You were also right to assume that protestors were armed and dangerous. Because you had stopped and searched just about everybody at the camp at least once, and found next to nothing, it was obvious that all the weapons were cunningly hidden and that your officers were in mortal danger. Also, you would have had no idea what the plans were because the protestors were so good at hiding from all the cameras that you had around the site, and they probably said very little to the undercover police who I am sure you must have had in the camp planning meetings. Certainly, given the rest of the policing I would be amazed if you did not have any undercover officers infiltrating the camp.

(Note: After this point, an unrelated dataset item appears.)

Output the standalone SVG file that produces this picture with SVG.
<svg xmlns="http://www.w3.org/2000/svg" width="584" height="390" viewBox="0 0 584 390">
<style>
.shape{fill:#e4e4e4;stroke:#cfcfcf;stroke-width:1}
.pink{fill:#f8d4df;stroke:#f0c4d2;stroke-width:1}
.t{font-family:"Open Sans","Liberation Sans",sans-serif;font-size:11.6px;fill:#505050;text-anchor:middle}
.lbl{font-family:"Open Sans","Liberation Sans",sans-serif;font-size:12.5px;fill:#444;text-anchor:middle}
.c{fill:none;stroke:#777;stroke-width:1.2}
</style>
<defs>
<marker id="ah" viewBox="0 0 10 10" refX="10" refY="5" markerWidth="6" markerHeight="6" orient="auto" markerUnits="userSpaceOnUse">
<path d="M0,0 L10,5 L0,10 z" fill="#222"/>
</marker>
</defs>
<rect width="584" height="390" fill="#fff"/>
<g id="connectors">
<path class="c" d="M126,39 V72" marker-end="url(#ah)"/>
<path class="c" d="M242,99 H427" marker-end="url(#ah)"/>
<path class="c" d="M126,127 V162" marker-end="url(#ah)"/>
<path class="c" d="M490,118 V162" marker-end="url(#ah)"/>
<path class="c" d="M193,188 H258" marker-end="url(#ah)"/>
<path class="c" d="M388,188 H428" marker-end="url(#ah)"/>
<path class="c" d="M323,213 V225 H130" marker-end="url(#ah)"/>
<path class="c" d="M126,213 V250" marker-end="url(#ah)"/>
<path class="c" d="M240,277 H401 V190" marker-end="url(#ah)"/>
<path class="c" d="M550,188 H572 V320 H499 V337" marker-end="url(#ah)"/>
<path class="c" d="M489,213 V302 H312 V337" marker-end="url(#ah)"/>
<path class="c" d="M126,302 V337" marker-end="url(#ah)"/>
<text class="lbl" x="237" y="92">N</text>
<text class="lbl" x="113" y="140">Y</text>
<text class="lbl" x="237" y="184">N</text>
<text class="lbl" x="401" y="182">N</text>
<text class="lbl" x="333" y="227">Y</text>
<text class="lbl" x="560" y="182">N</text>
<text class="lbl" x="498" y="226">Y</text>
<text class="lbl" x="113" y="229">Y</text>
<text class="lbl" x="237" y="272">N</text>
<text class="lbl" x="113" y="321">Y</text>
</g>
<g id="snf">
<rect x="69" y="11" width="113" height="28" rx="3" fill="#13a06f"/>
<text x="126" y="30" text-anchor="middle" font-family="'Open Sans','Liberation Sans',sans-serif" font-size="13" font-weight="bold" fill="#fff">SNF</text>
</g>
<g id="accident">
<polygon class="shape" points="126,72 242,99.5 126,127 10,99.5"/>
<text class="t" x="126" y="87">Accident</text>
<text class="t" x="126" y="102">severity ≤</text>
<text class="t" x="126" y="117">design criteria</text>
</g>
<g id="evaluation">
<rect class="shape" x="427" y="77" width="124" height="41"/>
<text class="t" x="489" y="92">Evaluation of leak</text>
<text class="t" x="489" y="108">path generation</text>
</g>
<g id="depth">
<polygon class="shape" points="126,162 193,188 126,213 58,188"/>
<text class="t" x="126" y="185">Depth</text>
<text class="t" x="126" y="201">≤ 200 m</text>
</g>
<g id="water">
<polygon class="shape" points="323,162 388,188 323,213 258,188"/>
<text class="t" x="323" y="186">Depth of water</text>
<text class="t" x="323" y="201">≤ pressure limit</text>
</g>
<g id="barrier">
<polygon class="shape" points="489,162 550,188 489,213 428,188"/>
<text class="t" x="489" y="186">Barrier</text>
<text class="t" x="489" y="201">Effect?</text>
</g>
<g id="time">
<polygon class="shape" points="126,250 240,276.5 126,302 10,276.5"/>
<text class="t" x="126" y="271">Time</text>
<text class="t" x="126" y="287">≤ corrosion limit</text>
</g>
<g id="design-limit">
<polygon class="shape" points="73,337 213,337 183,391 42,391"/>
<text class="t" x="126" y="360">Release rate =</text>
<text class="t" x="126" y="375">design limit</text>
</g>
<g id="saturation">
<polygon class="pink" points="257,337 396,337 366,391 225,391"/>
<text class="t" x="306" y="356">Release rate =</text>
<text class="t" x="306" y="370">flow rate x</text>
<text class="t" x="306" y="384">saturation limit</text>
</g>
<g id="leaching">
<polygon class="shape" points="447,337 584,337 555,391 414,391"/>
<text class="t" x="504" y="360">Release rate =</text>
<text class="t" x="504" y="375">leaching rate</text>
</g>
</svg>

I am also delighted that you have allowed your organisation to be turned into a private army for BAA. They do after all have the right to make whatever profit they can manage irrespective of the environmental damage, and clearly a bunch of protestors who have noticed this need to be treated as dangerous terrorists. It does however seem a bit strange to me that a foreign owned company gets more protection from the police in this country than do the tax paying residents of this country. But, that is probably me being a cynical fool.


Perhaps you are just practicing for the future. The climate will get hotter in the coming years, the climate change protests will grow, the confrontations with short-term profit focused companies and the concerned population will intensify. Your position of out right and blatant support for those companies committing environment degradation will become morally untenable. To hear you acting as an apologist on the radio for your blatant over policing and the evident abuse of powers, with no media challenge, is the most damming threat to our democratic institutions and free speech that I have ever experienced, especially when virtaully all other means of democratic protest on the governements proposals have been removed and their current policies are so ill founded.